Would you return the run of lines that starts at the one with "Write a Python" and ends at the one with "from matplotlib.transforms import", ends included, exactly as written and without the images?

## begin Provided material

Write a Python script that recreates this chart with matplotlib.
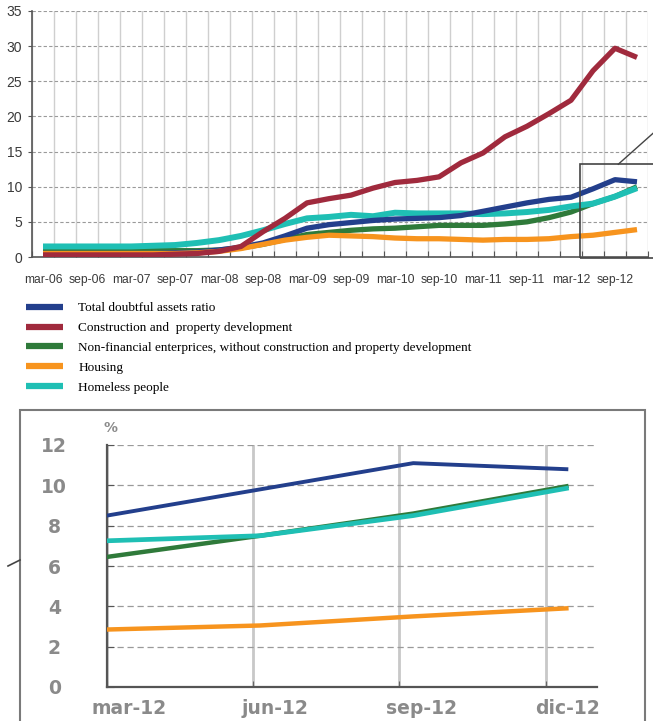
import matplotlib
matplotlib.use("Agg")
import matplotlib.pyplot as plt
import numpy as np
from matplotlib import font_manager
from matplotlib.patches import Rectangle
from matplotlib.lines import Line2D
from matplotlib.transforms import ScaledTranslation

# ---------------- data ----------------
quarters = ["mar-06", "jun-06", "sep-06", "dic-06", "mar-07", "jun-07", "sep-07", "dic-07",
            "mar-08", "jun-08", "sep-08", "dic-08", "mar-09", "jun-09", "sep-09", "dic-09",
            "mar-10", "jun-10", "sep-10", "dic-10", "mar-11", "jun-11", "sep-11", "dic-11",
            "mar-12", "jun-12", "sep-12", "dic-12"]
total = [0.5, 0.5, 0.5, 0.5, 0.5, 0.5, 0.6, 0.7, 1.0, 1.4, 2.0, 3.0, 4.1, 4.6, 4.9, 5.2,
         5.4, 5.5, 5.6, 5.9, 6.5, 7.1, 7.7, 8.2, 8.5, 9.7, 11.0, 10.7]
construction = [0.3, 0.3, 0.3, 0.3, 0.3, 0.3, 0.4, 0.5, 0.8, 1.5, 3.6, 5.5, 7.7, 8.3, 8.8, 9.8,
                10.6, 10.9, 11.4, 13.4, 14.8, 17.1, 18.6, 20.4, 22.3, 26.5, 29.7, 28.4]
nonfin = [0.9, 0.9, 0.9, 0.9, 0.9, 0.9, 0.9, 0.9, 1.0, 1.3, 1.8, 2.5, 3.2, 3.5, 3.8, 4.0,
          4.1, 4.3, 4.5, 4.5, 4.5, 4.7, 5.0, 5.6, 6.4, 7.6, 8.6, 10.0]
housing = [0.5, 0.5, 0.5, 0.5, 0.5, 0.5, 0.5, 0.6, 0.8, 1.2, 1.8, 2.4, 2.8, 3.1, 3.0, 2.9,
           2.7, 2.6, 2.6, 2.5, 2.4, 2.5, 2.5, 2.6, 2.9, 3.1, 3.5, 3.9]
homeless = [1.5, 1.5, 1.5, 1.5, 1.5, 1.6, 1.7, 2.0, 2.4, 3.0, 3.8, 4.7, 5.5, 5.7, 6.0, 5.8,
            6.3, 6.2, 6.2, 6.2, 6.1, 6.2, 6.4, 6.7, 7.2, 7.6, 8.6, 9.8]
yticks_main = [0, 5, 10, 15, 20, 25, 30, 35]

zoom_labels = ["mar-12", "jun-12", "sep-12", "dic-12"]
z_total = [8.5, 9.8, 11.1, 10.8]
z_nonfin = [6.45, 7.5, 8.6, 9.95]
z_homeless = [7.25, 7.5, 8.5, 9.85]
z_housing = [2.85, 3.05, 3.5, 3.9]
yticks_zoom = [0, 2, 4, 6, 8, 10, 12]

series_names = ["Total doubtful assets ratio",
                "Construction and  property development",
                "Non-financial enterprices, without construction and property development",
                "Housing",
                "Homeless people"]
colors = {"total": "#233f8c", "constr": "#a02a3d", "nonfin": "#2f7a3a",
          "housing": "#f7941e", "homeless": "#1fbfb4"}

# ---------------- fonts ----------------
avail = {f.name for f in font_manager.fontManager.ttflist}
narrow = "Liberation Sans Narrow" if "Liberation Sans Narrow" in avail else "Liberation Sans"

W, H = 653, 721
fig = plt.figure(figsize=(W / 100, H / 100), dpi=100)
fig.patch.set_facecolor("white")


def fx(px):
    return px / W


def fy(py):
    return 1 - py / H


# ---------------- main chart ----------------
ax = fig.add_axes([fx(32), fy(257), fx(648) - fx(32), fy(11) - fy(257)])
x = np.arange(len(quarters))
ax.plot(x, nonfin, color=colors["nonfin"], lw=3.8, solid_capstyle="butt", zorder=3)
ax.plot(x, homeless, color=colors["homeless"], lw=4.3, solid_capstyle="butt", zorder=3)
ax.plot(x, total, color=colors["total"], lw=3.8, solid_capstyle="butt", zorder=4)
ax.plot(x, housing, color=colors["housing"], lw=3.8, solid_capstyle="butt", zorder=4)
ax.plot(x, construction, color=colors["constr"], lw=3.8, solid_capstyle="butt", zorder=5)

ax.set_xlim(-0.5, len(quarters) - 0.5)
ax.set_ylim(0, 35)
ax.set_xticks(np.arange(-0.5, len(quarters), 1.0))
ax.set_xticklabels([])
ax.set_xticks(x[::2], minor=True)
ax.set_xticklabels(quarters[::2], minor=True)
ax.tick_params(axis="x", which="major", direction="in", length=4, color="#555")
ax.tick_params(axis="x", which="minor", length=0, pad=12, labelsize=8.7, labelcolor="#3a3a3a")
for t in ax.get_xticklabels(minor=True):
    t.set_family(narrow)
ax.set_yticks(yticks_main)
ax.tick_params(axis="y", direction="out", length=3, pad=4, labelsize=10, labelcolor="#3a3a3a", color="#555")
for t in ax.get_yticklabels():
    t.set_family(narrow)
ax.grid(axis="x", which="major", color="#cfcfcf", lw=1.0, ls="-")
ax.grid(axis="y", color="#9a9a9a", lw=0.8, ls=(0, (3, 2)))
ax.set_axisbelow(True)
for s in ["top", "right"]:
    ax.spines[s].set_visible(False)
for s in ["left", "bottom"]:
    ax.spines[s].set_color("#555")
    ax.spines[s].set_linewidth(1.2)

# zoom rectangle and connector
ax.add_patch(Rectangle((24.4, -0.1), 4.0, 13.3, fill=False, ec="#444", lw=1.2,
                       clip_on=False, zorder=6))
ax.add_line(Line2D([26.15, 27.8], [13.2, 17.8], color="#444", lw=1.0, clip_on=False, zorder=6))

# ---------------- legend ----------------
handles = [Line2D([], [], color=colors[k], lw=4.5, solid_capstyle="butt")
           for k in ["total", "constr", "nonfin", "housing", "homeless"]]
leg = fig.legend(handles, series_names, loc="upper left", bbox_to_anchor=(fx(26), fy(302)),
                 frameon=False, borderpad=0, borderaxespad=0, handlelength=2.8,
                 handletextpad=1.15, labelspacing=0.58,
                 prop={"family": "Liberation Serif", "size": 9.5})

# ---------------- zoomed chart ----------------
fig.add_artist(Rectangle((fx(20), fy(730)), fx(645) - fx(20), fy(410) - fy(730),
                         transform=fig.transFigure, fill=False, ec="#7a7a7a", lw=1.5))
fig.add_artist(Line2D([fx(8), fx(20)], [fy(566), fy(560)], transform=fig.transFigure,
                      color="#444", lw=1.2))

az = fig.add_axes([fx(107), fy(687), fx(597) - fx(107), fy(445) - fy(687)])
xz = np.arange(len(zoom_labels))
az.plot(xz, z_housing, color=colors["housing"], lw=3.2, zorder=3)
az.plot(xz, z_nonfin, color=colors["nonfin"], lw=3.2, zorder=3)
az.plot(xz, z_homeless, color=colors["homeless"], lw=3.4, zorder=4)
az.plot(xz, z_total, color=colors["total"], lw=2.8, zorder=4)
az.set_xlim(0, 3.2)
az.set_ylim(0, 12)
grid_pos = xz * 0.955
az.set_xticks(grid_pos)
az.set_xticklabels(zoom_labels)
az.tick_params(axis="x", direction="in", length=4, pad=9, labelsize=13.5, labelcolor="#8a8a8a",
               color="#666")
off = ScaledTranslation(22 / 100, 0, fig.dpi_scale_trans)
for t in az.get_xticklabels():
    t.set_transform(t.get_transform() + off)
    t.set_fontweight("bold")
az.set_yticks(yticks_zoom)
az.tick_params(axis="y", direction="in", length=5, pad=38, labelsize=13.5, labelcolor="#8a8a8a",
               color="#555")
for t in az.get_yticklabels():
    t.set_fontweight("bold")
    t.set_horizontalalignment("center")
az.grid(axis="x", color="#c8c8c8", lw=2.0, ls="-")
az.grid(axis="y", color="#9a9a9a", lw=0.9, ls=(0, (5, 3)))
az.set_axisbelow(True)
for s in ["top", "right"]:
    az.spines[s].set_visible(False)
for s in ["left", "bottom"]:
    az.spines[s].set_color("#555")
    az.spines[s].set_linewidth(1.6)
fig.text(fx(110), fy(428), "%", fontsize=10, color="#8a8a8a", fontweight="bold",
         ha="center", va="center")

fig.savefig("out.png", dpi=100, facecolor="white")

## end Provided material
## begin Provided material

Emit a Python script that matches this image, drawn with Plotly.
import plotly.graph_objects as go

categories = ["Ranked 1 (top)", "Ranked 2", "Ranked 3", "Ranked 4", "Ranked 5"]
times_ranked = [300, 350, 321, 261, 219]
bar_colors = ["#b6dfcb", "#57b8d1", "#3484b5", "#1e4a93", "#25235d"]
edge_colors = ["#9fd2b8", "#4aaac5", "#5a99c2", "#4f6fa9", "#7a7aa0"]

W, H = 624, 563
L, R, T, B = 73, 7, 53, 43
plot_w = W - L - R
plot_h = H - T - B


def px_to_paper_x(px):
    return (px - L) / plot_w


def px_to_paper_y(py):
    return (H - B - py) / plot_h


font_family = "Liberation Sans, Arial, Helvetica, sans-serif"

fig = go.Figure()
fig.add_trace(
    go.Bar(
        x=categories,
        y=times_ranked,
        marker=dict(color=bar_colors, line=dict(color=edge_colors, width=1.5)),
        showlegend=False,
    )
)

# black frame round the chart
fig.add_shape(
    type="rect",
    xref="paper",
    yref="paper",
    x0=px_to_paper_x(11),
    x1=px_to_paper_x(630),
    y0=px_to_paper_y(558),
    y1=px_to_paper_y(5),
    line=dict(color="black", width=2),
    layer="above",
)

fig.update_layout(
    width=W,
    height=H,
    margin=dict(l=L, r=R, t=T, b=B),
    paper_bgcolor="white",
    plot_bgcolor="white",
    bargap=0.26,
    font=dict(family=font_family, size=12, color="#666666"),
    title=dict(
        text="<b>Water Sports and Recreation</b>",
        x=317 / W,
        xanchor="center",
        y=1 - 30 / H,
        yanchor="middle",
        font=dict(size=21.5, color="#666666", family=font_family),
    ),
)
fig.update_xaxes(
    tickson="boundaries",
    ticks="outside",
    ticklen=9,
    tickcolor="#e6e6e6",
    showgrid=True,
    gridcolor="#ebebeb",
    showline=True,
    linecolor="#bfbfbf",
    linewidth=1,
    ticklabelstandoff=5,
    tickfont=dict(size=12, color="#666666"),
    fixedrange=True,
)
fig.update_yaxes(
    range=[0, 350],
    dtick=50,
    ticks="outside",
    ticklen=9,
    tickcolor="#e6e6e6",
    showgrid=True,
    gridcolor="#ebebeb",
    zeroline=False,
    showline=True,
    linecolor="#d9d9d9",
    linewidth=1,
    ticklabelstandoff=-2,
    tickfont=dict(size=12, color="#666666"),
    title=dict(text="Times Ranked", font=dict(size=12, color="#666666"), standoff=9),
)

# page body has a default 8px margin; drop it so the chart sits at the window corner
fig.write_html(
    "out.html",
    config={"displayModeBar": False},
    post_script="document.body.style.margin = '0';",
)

## end Provided material
## begin Provided material

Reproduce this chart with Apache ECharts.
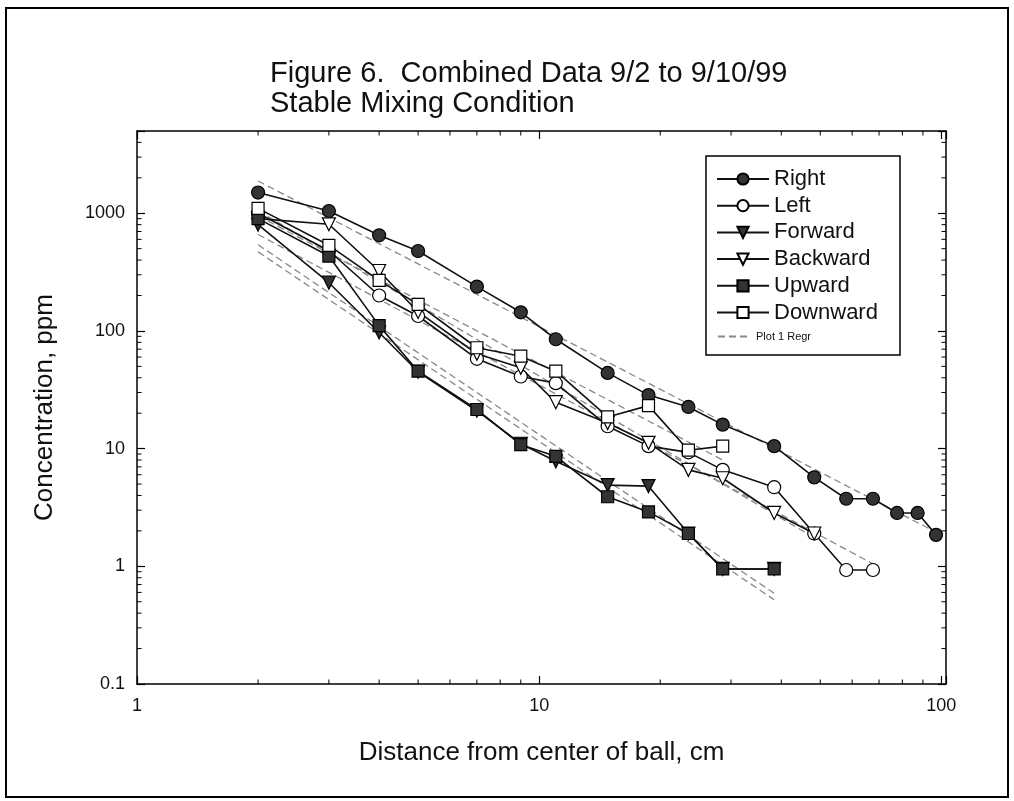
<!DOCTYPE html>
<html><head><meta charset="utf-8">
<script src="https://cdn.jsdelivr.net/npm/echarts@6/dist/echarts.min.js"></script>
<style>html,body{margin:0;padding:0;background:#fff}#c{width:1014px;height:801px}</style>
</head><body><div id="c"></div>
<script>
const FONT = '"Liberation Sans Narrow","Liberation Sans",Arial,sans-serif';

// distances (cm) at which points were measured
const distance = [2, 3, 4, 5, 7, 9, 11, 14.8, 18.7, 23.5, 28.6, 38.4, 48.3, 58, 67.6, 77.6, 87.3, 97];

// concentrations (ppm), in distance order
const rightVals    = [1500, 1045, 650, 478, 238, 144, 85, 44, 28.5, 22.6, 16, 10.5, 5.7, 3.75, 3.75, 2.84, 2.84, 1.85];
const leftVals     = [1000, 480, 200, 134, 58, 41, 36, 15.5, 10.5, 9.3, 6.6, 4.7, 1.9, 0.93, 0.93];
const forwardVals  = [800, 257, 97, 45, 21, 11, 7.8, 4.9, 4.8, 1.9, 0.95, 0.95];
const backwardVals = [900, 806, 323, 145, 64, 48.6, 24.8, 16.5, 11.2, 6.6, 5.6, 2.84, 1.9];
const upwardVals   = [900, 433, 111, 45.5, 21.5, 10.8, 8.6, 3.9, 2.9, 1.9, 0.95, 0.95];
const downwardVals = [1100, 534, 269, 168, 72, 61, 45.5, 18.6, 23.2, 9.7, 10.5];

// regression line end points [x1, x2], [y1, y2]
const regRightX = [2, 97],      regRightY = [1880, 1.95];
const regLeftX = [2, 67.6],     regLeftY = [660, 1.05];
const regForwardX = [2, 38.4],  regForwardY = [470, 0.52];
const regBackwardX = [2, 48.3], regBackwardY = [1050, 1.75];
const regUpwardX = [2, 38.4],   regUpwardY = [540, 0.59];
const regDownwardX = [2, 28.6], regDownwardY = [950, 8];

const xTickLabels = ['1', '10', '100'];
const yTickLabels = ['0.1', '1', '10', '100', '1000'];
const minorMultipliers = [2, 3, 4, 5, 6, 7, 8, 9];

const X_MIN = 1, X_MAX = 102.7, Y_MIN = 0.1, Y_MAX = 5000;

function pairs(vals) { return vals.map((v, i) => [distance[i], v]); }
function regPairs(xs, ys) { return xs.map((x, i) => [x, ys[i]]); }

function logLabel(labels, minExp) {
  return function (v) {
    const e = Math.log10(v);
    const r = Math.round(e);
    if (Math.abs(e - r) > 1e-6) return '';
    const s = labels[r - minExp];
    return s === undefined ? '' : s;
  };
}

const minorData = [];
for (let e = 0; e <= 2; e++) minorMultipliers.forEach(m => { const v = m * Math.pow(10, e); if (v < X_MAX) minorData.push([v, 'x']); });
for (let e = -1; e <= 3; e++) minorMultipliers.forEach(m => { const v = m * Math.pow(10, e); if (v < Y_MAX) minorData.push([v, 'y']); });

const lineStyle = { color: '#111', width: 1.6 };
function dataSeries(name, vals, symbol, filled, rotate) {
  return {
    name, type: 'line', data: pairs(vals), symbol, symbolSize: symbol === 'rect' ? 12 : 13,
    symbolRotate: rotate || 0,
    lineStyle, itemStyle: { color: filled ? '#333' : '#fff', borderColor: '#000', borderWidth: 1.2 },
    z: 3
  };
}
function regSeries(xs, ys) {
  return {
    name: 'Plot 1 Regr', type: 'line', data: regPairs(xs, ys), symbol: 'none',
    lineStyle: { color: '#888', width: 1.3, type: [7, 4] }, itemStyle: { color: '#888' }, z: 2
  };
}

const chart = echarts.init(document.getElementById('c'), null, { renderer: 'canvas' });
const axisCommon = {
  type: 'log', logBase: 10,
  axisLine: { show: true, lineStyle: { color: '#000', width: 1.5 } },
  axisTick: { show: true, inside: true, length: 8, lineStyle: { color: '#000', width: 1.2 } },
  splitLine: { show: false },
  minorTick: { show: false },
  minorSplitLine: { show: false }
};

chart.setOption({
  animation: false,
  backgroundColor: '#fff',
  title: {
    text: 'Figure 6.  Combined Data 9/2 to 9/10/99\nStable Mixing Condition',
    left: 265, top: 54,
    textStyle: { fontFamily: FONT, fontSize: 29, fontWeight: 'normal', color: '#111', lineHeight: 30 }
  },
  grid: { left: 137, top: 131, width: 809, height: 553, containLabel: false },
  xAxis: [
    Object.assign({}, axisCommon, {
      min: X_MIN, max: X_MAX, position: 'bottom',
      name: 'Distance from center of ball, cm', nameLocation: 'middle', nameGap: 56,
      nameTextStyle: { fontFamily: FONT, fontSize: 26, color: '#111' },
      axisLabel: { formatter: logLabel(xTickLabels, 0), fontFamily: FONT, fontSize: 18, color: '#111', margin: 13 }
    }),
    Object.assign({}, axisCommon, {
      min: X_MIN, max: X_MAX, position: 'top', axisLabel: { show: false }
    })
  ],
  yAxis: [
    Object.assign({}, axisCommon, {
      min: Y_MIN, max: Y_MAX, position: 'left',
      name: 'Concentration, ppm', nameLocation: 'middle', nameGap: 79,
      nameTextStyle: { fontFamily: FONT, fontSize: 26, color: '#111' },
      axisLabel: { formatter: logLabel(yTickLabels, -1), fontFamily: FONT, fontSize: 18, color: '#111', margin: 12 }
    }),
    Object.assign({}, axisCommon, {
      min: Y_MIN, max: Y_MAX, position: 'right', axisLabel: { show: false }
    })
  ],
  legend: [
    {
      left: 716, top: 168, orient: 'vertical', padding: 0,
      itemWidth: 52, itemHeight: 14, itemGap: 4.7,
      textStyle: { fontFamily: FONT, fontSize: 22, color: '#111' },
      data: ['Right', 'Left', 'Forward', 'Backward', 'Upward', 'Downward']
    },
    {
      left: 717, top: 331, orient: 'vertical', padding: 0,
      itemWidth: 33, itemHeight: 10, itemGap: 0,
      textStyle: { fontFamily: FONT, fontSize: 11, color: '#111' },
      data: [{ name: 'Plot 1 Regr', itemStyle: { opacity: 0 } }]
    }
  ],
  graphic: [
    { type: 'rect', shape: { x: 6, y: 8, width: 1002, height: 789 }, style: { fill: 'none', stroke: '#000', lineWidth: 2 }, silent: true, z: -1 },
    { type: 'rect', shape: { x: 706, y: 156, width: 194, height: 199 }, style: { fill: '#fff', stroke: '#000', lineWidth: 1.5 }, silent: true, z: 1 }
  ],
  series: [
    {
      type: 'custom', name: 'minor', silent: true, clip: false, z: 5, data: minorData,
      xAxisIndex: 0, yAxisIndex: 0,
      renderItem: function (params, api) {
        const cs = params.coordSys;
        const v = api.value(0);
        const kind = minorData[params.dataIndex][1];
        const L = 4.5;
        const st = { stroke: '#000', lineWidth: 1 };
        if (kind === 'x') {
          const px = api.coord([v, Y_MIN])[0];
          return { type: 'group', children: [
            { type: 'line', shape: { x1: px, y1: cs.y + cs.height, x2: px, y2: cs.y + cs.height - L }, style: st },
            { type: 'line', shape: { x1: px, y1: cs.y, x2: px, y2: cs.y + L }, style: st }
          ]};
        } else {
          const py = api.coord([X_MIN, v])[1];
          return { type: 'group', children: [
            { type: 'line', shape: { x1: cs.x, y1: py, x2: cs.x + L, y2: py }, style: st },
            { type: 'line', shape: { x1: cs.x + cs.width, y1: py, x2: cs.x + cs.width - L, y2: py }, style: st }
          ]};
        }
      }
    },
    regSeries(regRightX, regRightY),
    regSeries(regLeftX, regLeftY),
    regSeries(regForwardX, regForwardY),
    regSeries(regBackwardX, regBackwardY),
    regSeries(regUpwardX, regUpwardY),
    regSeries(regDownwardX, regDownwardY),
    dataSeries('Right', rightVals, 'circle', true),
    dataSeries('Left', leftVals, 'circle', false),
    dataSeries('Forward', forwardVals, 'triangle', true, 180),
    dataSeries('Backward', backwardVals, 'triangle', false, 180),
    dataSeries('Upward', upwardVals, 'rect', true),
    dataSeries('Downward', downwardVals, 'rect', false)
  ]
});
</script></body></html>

## end Provided material

(Response for this exercise)
Write a Python script that recreates this chart with matplotlib.
import matplotlib
matplotlib.use("Agg")
import matplotlib.pyplot as plt
import numpy as np
from matplotlib import font_manager
from matplotlib.patches import Rectangle
from matplotlib.lines import Line2D
from matplotlib.transforms import ScaledTranslation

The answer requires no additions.